Would you tolerate that from your colleagues? Then why tolerate it from your apps?

Building a Sustainable Digital Routine

The key to digital mindfulness isn't perfection - it's sustainability. Here's what I recommend to my consulting clients:

Start with one boundary and stick to it for two weeks. Just one. Maybe it's no phones during meals, or no email after 7 PM, or keeping your phone in another room while you sleep.

Once that becomes automatic (and it will, despite what your brain tells you in the first few days), add another boundary.

The goal isn't to become a digital monk. The goal is to use technology intentionally rather than reactively.

Screen Time and Sleep: The Connection Nobody Talks About

This is where things get really interesting from a business perspective. Poor sleep costs Australian businesses billions of dollars annually in lost productivity, mistakes, and health issues. And guess what's one of the biggest contributors to poor sleep quality?

Screen time before bed.

The blue light from our devices messes with our circadian rhythms, making it harder to fall asleep and reducing sleep quality. But more importantly, the mental stimulation from checking emails, scrolling social media, or watching videos keeps our brains in an active state when they should be winding down.

I've had clients increase their productivity by 30% simply by implementing a no-screens rule two hours before bedtime. Not by working harder or longer - by sleeping better.

The Social Pressure Problem

One of the biggest challenges with digital mindfulness is the social expectation of constant availability. We've created a culture where not responding to a message within minutes is somehow rude or unprofessional.

This is complete rubbish.

Being responsive is professional. Being available 24/7 is unsustainable.

The most successful business leaders I know have trained their teams, clients, and colleagues to understand their communication preferences. They're responsive during business hours and present during personal time.

Making Digital Mindfulness Work in Real Life

Here's the practical bit. If you want to implement digital mindfulness without derailing your career or business, start here:

Morning Routine: Don't check your phone for the first hour after waking up. Use that time for something that energises you - exercise, reading, meditation, or just enjoying your coffee in peace.

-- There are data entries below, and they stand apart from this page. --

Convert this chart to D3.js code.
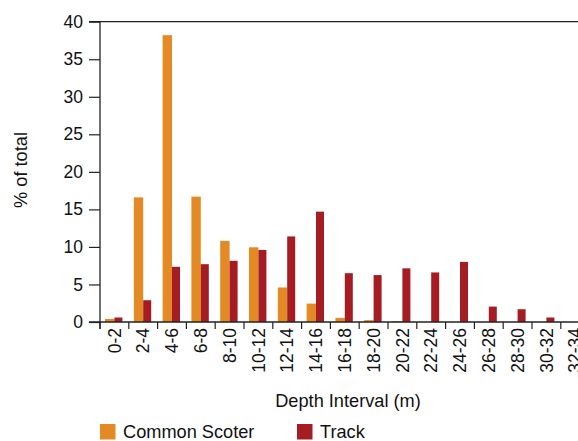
<!DOCTYPE html>
<html><head><meta charset="utf-8">
<script src="https://cdn.jsdelivr.net/npm/d3@7/dist/d3.min.js"></script>
<style>body{margin:0;background:#fff}svg{display:block;font-family:"Liberation Sans",Arial,Helvetica,sans-serif}</style>
</head><body><svg id="c" width="578" height="441"></svg>
<script>
const categories = ["0-2","2-4","4-6","6-8","8-10","10-12","12-14","14-16","16-18","18-20","20-22","22-24","24-26","26-28","28-30","30-32","32-34"];
const scoter = [0.4,16.6,38.2,16.7,10.8,9.95,4.6,2.45,0.55,0.25,0.1,0,0,0,0,0,0];
const track = [0.6,2.9,7.35,7.7,8.15,9.6,11.4,14.7,6.5,6.25,7.15,6.6,8.0,2.05,1.7,0.6,0];
const yTicks = [0,5,10,15,20,25,30,35,40];
const seriesNames = ["Common Scoter","Track"];
const colors = ["#E38A25","#A51C22"];

const svg = d3.select("#c");
const L = 100, T = 21.7, B = 322, R = 100 + 17*28.8;
const fs = 17.5, fsT = 18.2;
const x = d3.scaleBand().domain(categories).range([L, R]).padding(0);
const y = d3.scaleLinear().domain([0,40]).range([B, T]);

// bars
const bw = x.bandwidth();
const g = svg.append("g");
categories.forEach((c,i)=>{
  const cx = x(c) + bw/2;
  g.append("rect").attr("x", cx-9.4).attr("width", 9.4)
    .attr("y", y(scoter[i])).attr("height", B - y(scoter[i])).attr("fill", colors[0]);
  g.append("rect").attr("x", cx).attr("width", 8)
    .attr("y", y(track[i])).attr("height", B - y(track[i])).attr("fill", colors[1]);
});

// top line
svg.append("line").attr("x1", 89).attr("x2", 578).attr("y1", T).attr("y2", T).attr("stroke","#222").attr("stroke-width",1.3);

// y axis
const yAxis = d3.axisLeft(y).tickValues(yTicks).tickSize(11).tickPadding(6);
const ya = svg.append("g").attr("transform",`translate(${L},0)`).call(yAxis);
ya.select(".domain").remove();
ya.selectAll("line").attr("stroke","#222").attr("stroke-width",1.2);
ya.selectAll("text").attr("font-size",fs).attr("fill","#111").attr("font-family","Liberation Sans, Arial, sans-serif");
svg.append("line").attr("x1",L).attr("x2",L).attr("y1",T).attr("y2",B+7).attr("stroke","#222").attr("stroke-width",1.3);

// x axis baseline and ticks
svg.append("line").attr("x1", 89).attr("x2", 578).attr("y1", B).attr("y2", B).attr("stroke","#222").attr("stroke-width",1.3);
const xa = svg.append("g");
categories.forEach(c=>{
  xa.append("line").attr("x1", x(c)).attr("x2", x(c)).attr("y1", B).attr("y2", B+7).attr("stroke","#222").attr("stroke-width",1.2);
  xa.append("text").attr("transform",`translate(${x(c)+bw/2},${B+6}) rotate(-90)`)
    .attr("text-anchor","end").attr("dy","0.35em").attr("font-size",fs).attr("fill","#111").text(c);
});

// axis titles
svg.append("text").attr("x",348).attr("y",406.5).attr("text-anchor","middle").attr("font-size",fsT).attr("fill","#111").text("Depth Interval (m)");
svg.append("text").attr("transform","translate(26.5,170) rotate(-90)").attr("text-anchor","middle").attr("font-size",fsT).attr("fill","#111").text("% of total");

// legend
const legX = [100, 297];
seriesNames.forEach((n,i)=>{
  svg.append("rect").attr("x",legX[i]).attr("y",424).attr("width",15.5).attr("height",15.5).attr("fill",colors[i]);
  svg.append("text").attr("x",legX[i]+23).attr("y",437.5).attr("font-size",fsT).attr("fill","#111").text(n);
});
</script></body></html>
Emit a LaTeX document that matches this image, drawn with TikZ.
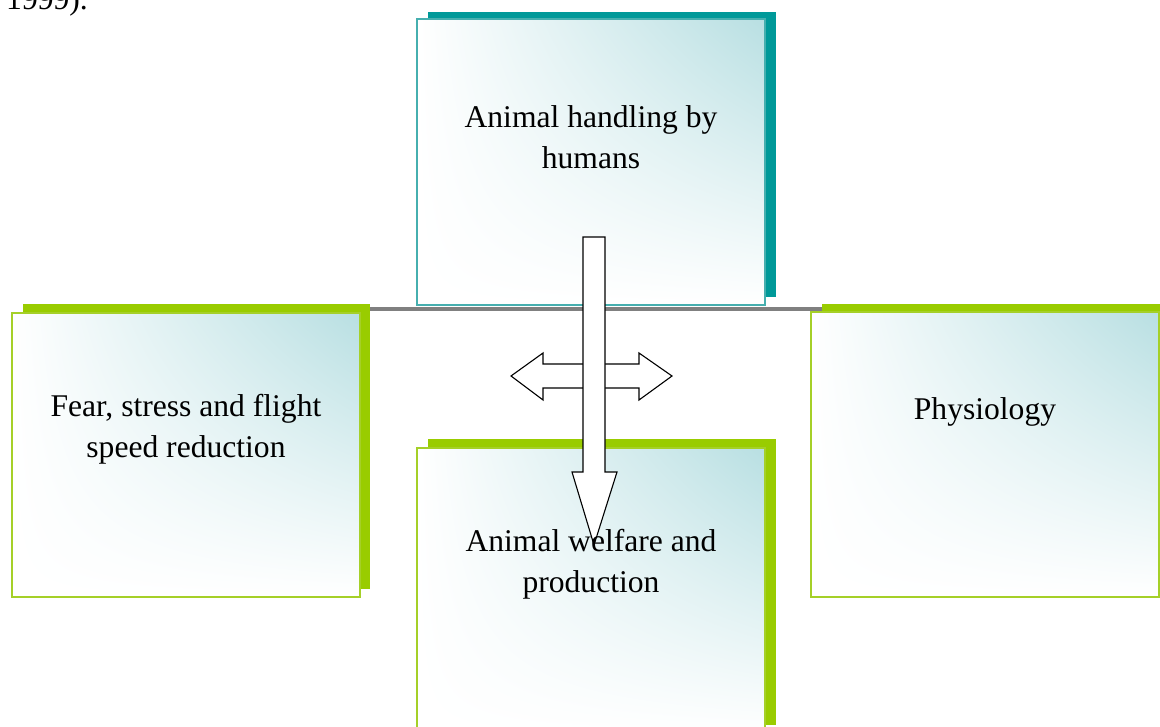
\documentclass[tikz,border=0pt]{standalone}
\usepackage{fontspec}
\setmainfont{Liberation Serif}
\usetikzlibrary{shadings}
\definecolor{tealshadow}{RGB}{0,153,153}
\definecolor{greenshadow}{RGB}{153,204,0}
\definecolor{tealedge}{RGB}{70,175,175}
\definecolor{greenedge}{RGB}{165,208,40}
\definecolor{shadecol}{RGB}{184,223,226}
\definecolor{barcol}{RGB}{128,128,128}
\tikzset{
  lbl/.style={font=\fontsize{31.6}{40.5}\selectfont, align=center, inner sep=0pt},
  face/.style={upper right=shadecol, upper left=white, lower left=white, lower right=white},
  tealbox/.style={draw=tealedge, line width=1.3pt},
  greenbox/.style={draw=greenedge, line width=1.3pt},
  blockarrow/.style={draw=black, fill=white, line width=1.1pt, line join=miter}
}
\begin{document}
\begin{tikzpicture}[x=1pt,y=-1pt]
\useasboundingbox (0,0) rectangle (1160,727);
% clipped text from the page above
\node[lbl, anchor=base west] (yr) at (6,10) {1999).};
% gray connecting bar
\fill[barcol] (360,307) rectangle (822,311);
% top box
\fill[tealshadow] (428,12) rectangle (776,297);
\shade[face] (417,19) rectangle (765,305);
\draw[tealbox] (417,19) rectangle (765,305);
% left box
\fill[greenshadow] (23,304) rectangle (370,589);
\shade[face] (12,313) rectangle (360,597);
\draw[greenbox] (12,313) rectangle (360,597);
% right box
\fill[greenshadow] (822,304) rectangle (1175,589);
\shade[face] (811,312) rectangle (1159,597);
\draw[greenbox] (811,312) rectangle (1159,597);
% bottom box
\fill[greenshadow] (428,439) rectangle (776,725);
\shade[face] (417,448) rectangle (765,734);
\draw[greenbox] (417,448) rectangle (765,734);
% labels
\node[lbl] (handling) at (591,137) {Animal handling by\\humans};
\node[lbl] (fear) at (186,429) {Fear, stress and flight\\speed reduction};
\node[lbl, anchor=base] (physio) at (985,420) {Physiology};
% arrows
\draw[blockarrow] (511,376) -- (543,353) -- (543,364) -- (639,364) -- (639,353) -- (672,376) -- (639,400) -- (639,388) -- (543,388) -- (543,400) -- cycle;
\draw[blockarrow] (583,237) -- (605,237) -- (605,472) -- (617,472) -- (594,545) -- (572,472) -- (583,472) -- cycle;
\node[lbl] (welfare) at (591,564) {Animal welfare and\\production};
\end{tikzpicture}
\end{document}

Work Boundaries: Batch similar tasks together. Don't switch between email, project work, and social media every few minutes. Your brain needs time to fully engage with each type of activity.

Evening Wind-Down: Create a transition ritual between work and personal time. This might be changing clothes, going for a walk, or simply closing your laptop and putting it away.

The goal isn't to eliminate technology from your life. The goal is to make conscious choices about when and how you engage with it.

Because at the end of the day, your phone isn't your boss. You are.

Ready to take control of your digital habits? Start with one small change today. Your future self will thank you for it.